Hacía mucho calor aquel 7 de agosto de 1936. Sigüenza, en la provincia de Guadalajara, muy cerca de Madrid ardía por los cuatro costados. Pero no sólo por el calor. Un destacamento del bando nacional incursionaba en la ciudad, mientras la artillería pesada empezaba a bombardearla.

Todo comenzó con un misil. El pánico se apoderó de los ciudadanos que no sabían dónde esconderse. Tras el primero empezó una lluvia de misiles. Uno detrás de otro, y otro y otro más. Disparaban inmisericordes a uno y otro lado. El factor sorpresa estaba recorriendo las calles. Caían hombres, mujeres, ancianos, niños. Algunos francotiradores se apostaron en lo alto de unas casas. Disparaban desesperados, sin ningún tipo de indulgencia.

No tuvieron tiempo para repeler la agresión. Los bombardeos y disparos de un ejército bien armado como era el bando nacional no daban tregua a un pueblo aterrorizado.
Alguien subió al campanario de la Catedral. Le siguieron una decena de hombres.

Desde las alturas oteaban cómo iban ejecutando a los civiles. Pero Sigüenza resistía. Por encima de la muerte estaba el pundonor, la honra, el honor de servir a la España de un bando que no estaba de acuerdo con Francisco Franco, un dictador sin escrúpulos que, al terminar la guerra entre hermanos, se convertiría por decisión propia en un tirano que detentó el poder durante 40 años, arrastrando a España a una involución de la que tardaría en recuperarse.
A aquellos aguerridos milicianos se les sumaron otros muchos allá en la Catedral. Durante dos meses resistieron. Fueron titanes que no se iban a dejar matar por el enemigo.

Pero la puntería de las tropas nacionales era muy certera. Pronto el campanario empezó a llenarse de cadáveres. El calor los descomponía con rapidez. Tenían que lanzarlos al vacío de la calle de Sigüenza para morir otra vez, pero con dignidad. Los otros verdugos eran los misiles que caían por todo el pueblo.

La resistencia no es para siempre. A mediados de octubre, Sigüenza capituló. Más de 500 personas perdieron la vida en aquella carnicería que fue el asedio contra la ciudad de Sigüenza, cerca de Madrid.

Ahora, en 2018 son muy pocos los que continúan vivos. Eran niños pequeños cuando descubrieron qué era una guerra. Sin embargo, aquellos niños -hoy ancianos- recuerdan la batalla de su pueblo. Algunos vieron cómo ejecutaban a sus familias, otros murieron de pena. Todos quedaron marcados para siempre. Cuando mueran les acompañará el espíritu del terror y la venganza.
Salvo aquellos niños, muy pocos conocen esa historia. Tendemos a olvidar o a desinteresarnos con facilidad.

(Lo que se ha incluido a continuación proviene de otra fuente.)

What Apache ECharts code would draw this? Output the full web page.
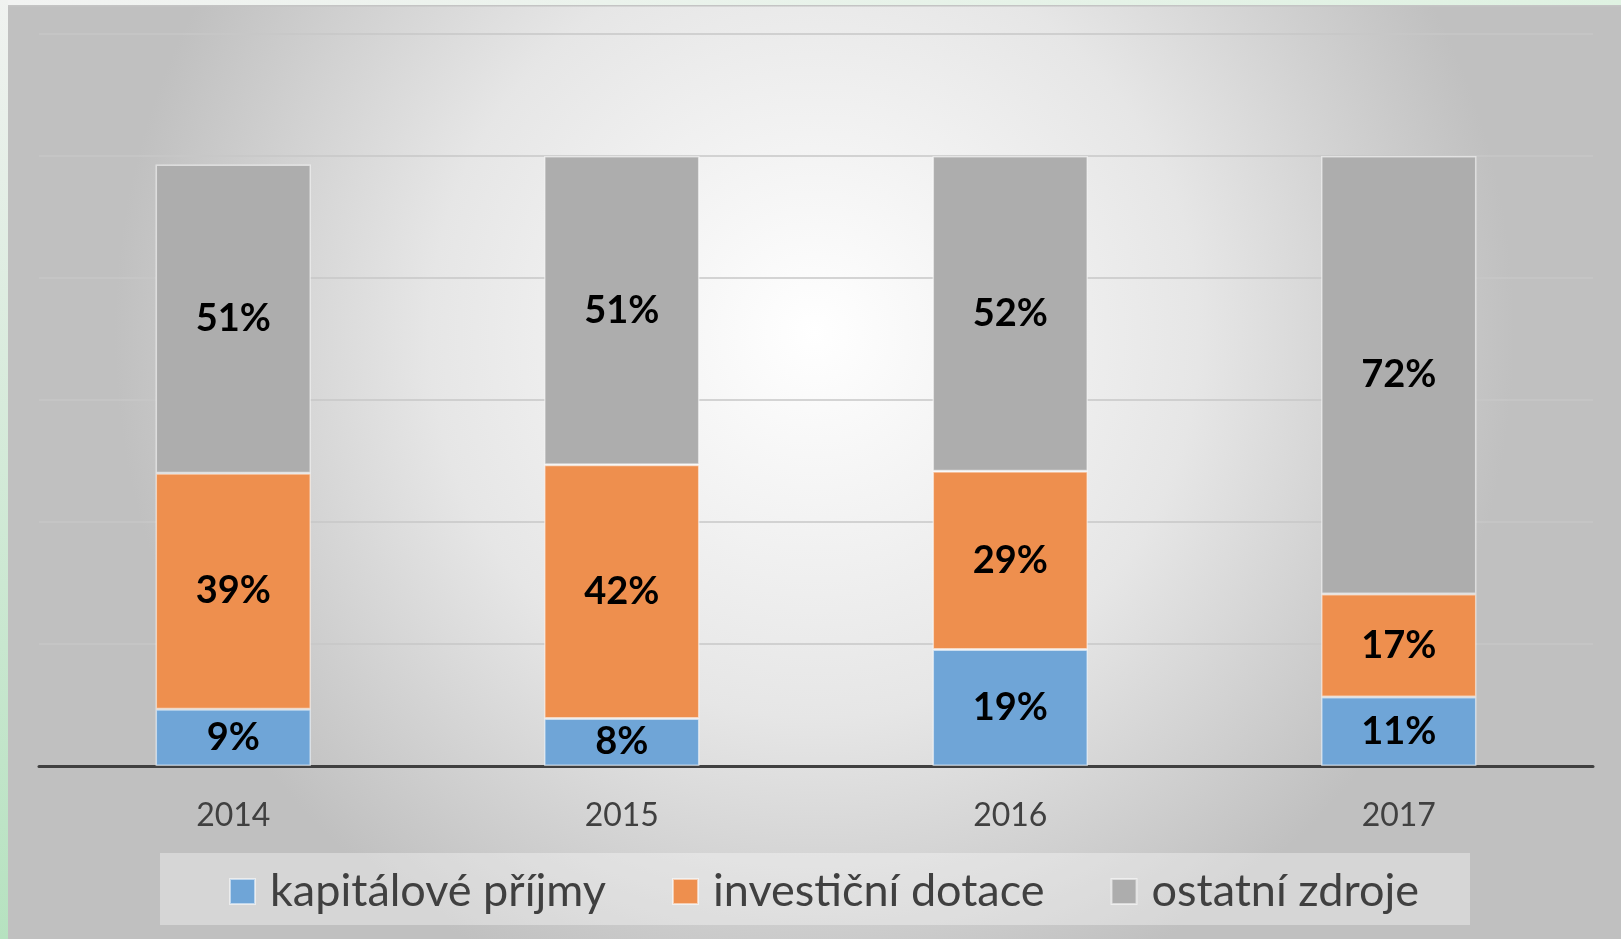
<!DOCTYPE html>
<html>
<head>
<meta charset="utf-8">
<script src="https://cdn.jsdelivr.net/npm/echarts@6/dist/echarts.min.js"></script>
<style>
  html, body { margin: 0; padding: 0; background: #f2f2f2; }
  #chart { width: 1621px; height: 939px; }
</style>
</head>
<body>
<div id="chart"></div>
<script>
// roky a podíly zdrojů (v %)
const years = ['2014', '2015', '2016', '2017'];
const kapitalove = [9.3, 7.8, 19.1, 11.3];
const dotace = [38.7, 41.6, 29.2, 16.9];
const ostatni = [50.6, 50.6, 51.7, 71.8];
const names = ['kapitálové příjmy', 'investiční dotace', 'ostatní zdroje'];
const colors = ['#6fa5d7', '#ee8f4e', '#adadad'];

const chart = echarts.init(document.getElementById('chart'));
const FONT = 'Lato, "Noto Sans", sans-serif';

function serie(name, data, color) {
  return {
    name: name,
    type: 'bar',
    stack: 'celkem',
    barWidth: '40%',
    data: data,
    itemStyle: { color: color, borderColor: 'rgba(255,255,255,0.55)', borderWidth: 1.5 },
    label: {
      show: true,
      position: 'inside',
      formatter: p => Math.round(p.value) + '%',
      color: '#000',
      fontFamily: FONT,
      fontWeight: 'bold',
      fontSize: 38
    }
  };
}

chart.setOption({
  backgroundColor: '#f2f3f2',
  animation: false,
  graphic: [
    // pozadí snímku s radiálním přechodem
    { type: 'rect', z: -10, shape: { x: 8, y: 6, width: 1613, height: 933 },
      style: { fill: new echarts.graphic.RadialGradient(0.5, 0.35, 0.75, [
        { offset: 0, color: '#ffffff' },
        { offset: 0.55, color: '#e6e6e6' },
        { offset: 1, color: '#c0c0c0' }
      ]) } },
    { type: 'rect', z: -9, shape: { x: 8, y: 5, width: 1613, height: 1.5 }, style: { fill: '#c4c4c4' } },
    { type: 'rect', z: -9, shape: { x: 0, y: 0, width: 8, height: 939 },
      style: { fill: new echarts.graphic.LinearGradient(0, 0, 0, 1, [
        { offset: 0, color: '#f0f2f0' },
        { offset: 1, color: '#b6e2c0' }
      ]) } },
    { type: 'rect', z: -9, shape: { x: 8, y: 0, width: 1613, height: 5 },
      style: { fill: new echarts.graphic.LinearGradient(0, 0, 1, 0, [
        { offset: 0, color: '#f2f3f2' },
        { offset: 1, color: '#dff2e2' }
      ]) } },
    // podklad legendy
    { type: 'rect', z: -5, shape: { x: 160, y: 853, width: 1310, height: 72 },
      style: { fill: 'rgba(255,255,255,0.35)' } }
  ],
  grid: { left: 39, right: 28, top: 34, bottom: 173 },
  legend: {
    data: names,
    left: 224,
    top: 864,
    itemWidth: 25,
    itemHeight: 25,
    itemGap: 66,
    icon: 'rect',
    textStyle: { fontFamily: FONT, fontSize: 45, color: '#404040', padding: [0, 0, 0, 10] }
  },
  xAxis: {
    type: 'category',
    data: years,
    axisLine: { lineStyle: { color: '#404040', width: 3 } },
    axisTick: { show: false },
    axisLabel: { color: '#404040', fontFamily: FONT, fontSize: 32, margin: 34 }
  },
  yAxis: {
    type: 'value',
    min: 0,
    max: 120,
    interval: 20,
    axisLabel: { show: false },
    axisLine: { show: false },
    axisTick: { show: false },
    splitLine: { lineStyle: { color: '#c7c7c7', width: 1.5 } }
  },
  series: [
    serie(names[0], kapitalove, colors[0]),
    serie(names[1], dotace, colors[1]),
    serie(names[2], ostatni, colors[2])
  ]
});
</script>
</body>
</html>
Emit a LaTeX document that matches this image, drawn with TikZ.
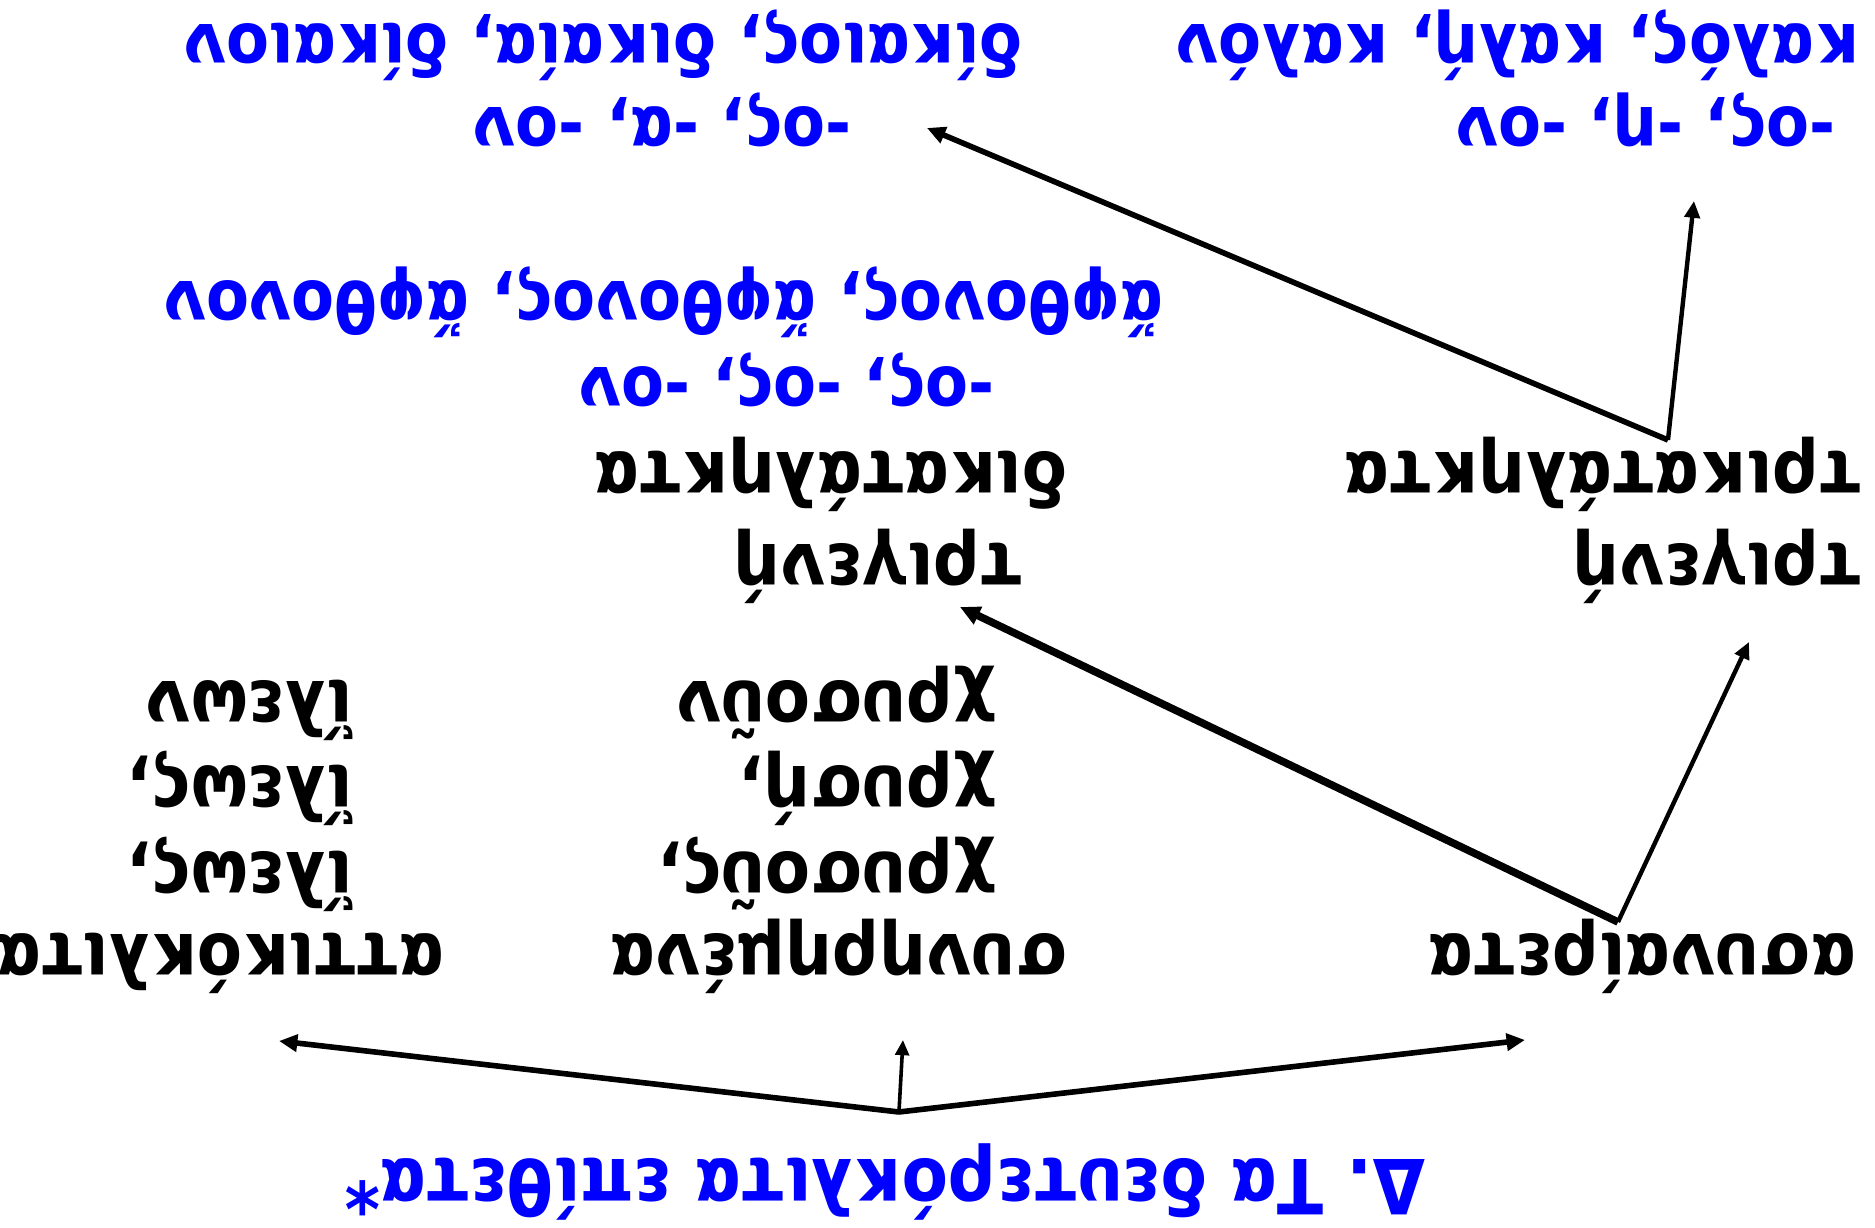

Hoy, como aquel 7 de agosto de 1936, en el pueblo de Sigüenza hace mucho calor. Tenemos que perdonarnos, que buscar la concordia de una vez por todas entre los españoles.

Han pasado más de 80 años. Sin embargo, conviene no olvidar. Mataron y murieron por nosotros.
Allá en Sigüenza como en el resto de España queda un suspiro de esperanza para no olvidar, para enterrar las disputas entre hermanos. Tardarán todavía al menos una generación más para cerrar la herida de la Guerra Civil Española.